Рецензия на фильм «Лермонтов»: гипнотическую медитацию о последних часах великого поэта
Режиссёр фокусируется на одном дне — промежутке между утром и роковой дуэлью у подножия Машука. Осенние пейзажи Кавказа, вопреки историческому июлю (в действительности трагедия случилась летом), создают особую атмосферу увядания. Оператор Павел Фоминцев мастерски передаёт контраст между величием природы и хрупкостью человеческой судьбы, помещая героя в необъятное пространство на фоне кавказских гор. Этот подход создаёт эффект медленного погружения в сознание человека, который уже смирился со своей судьбой, но продолжает существовать в промежуточном состоянии между жизнью и смертью.
Бакурадзе показывает не идеализированный образ классика, а живого человека со всеми его противоречиями и изъянами. Его Лермонтов — остроумный, но колючий человек с неприятным голосом и сложным характером. За маской циника скрывается глубоко несчастный человек, уставший от жизни и разочарованный в людях, а редкие моменты нежности с животными и кузиной Катенькой раскрывают его ранимую душу.
Выбор стендап-комика Ильи Озолина на роль великого поэта кажется провокационным, но оказывается главной удачей фильма. Актёр создаёт многогранный образ, передавая как знаменитую язвительность поэта, так и его внутреннюю боль, хоть и скрытую за личиной равнодушия. Евгений Романцов в роли Мартынова создаёт интересный контраст — похожий по характеру, но лишенный творческого дара. Их конфликт выглядит не как романтическая дуэль, а как трагическая развязка мелких амбиций.
«Лермонтову» Бакурадзе удается главное — создать эффект присутствия, позволив зрителю стать невидимым свидетелем последних часов поэта — эдакий иммерсивный театр для «соглятатого». Картина построена как медитативное наблюдение, напоминающее работы Гаса Ван Сента. Минималистичный саундтрек и величественные пейзажи усиливают атмосферу ожидания. Однако такой подход может стать и главным минусом для части аудитории — неспешное повествование и отсутствие чёткого сюжета требуют от зрителя, ожидающего динамичности байопика, особого настроя и готовности к созерцанию, а не развлечению.

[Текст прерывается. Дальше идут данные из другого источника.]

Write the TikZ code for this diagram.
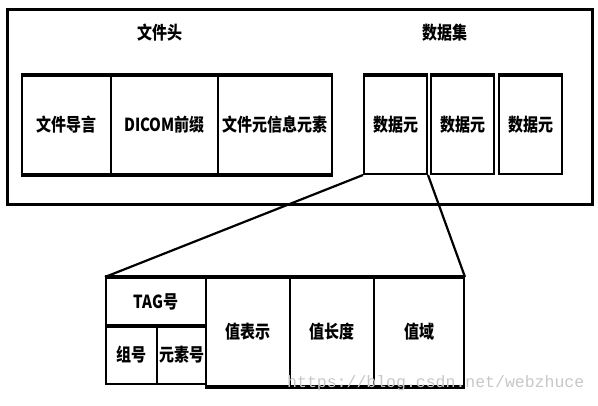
\documentclass[tikz,border=0pt]{standalone}
\usepackage{graphicx}
\usepackage{fontspec}
\setmainfont{Noto Sans CJK SC}
\newfontfamily\wmfont{Liberation Mono}
\newcommand{\tallt}[1]{\scalebox{1}[1.2]{#1}}
\begin{document}
\begin{tikzpicture}[x=1pt,y=-1pt,
  cell/.style={draw,line width=2pt,anchor=north west,inner sep=0pt,font=\fontsize{15}{17}\selectfont\bfseries},
  lbl/.style={font=\fontsize{15}{17}\selectfont\bfseries,inner sep=0pt},
  edge/.style={line width=3.2pt},
  link/.style={line width=2.2pt}]
\useasboundingbox (0,0) rectangle (598,405);
\node[draw,line width=3pt,anchor=north west,inner sep=0pt,minimum width=585pt,minimum height=195pt] (outer) at (6,8) {};
\node[lbl] (hdr) at (160,33) {\tallt{文件头}};
\node[lbl] (ds) at (445,33) {\tallt{数据集}};
% header cells
\node[cell,minimum width=89pt,minimum height=98pt] (h1) at (21,75) {\tallt{文件导言}};
\node[cell,minimum width=107pt,minimum height=98pt] (h2) at (110,75) {\tallt{DICOM前缀}};
\node[cell,minimum width=114pt,minimum height=98pt] (h3) at (217,75) {\tallt{文件元信息元素}};
\draw[edge] (h1.north west) -- (h3.north east);
\draw[edge] (h1.south west) -- (h3.south east);
% data elements
\node[cell,minimum width=63pt,minimum height=98pt] (d1) at (363,75) {\tallt{数据元}};
\node[cell,minimum width=63pt,minimum height=98pt] (d2) at (430,75) {\tallt{数据元}};
\node[cell,minimum width=63pt,minimum height=98pt] (d3) at (498,75) {\tallt{数据元}};
\draw[edge] (d1.north west) -- (d1.north east);
\draw[edge] (d2.north west) -- (d2.north east);
\draw[edge] (d3.north west) -- (d3.north east);
% lower structure
\node[cell,minimum width=100pt,minimum height=47pt] (tag) at (105,277) {\tallt{TAG号}};
\node[cell,minimum width=51pt,minimum height=59pt] (grp) at (105,324) {\tallt{组号}};
\node[cell,minimum width=49pt,minimum height=59pt] (elm) at (156,324) {\tallt{元素号}};
\node[cell,minimum width=84pt,minimum height=108pt] (vr) at (205,277) {\tallt{值表示}};
\node[cell,minimum width=84pt,minimum height=108pt] (vl) at (289,277) {\tallt{值长度}};
\node[cell,minimum width=90pt,minimum height=108pt] (vf) at (373,277) {\tallt{值域}};
\draw[edge] (tag.north west) -- (vf.north east);
\draw[edge] (tag.south west) -- (tag.south east);
\draw[edge] (vr.south west) -- (vf.south east);
% connectors
\draw[link] (d1.south west) -- (tag.north west);
\draw[link] (d1.south east) -- (vf.north east);
% watermark
\node[anchor=west,inner sep=0pt,text=black!22,font=\wmfont\fontsize{16.5}{18}\selectfont] (wm) at (287,383) {https://blog.csdn.net/webzhuce};
\end{tikzpicture}
\end{document}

В итоге картину можно смело назвать авторским высказыванием, возможно, не разрушающим, но расширяющим каноны жанра исторического фильма. Это кино не о фактах биографии, а о состоянии души на пороге небытия, о болезненной гениальности и экзистенциальном одиночестве. Картина оставляет не восхищение, а, скорее, светлую грусть о напрасно утраченном таланте, заставляя сопереживать трагической судьбе великого поэта. Судьбе, которую можно было предотвратить, но которая стал неизбежным финалом внутренней драмы.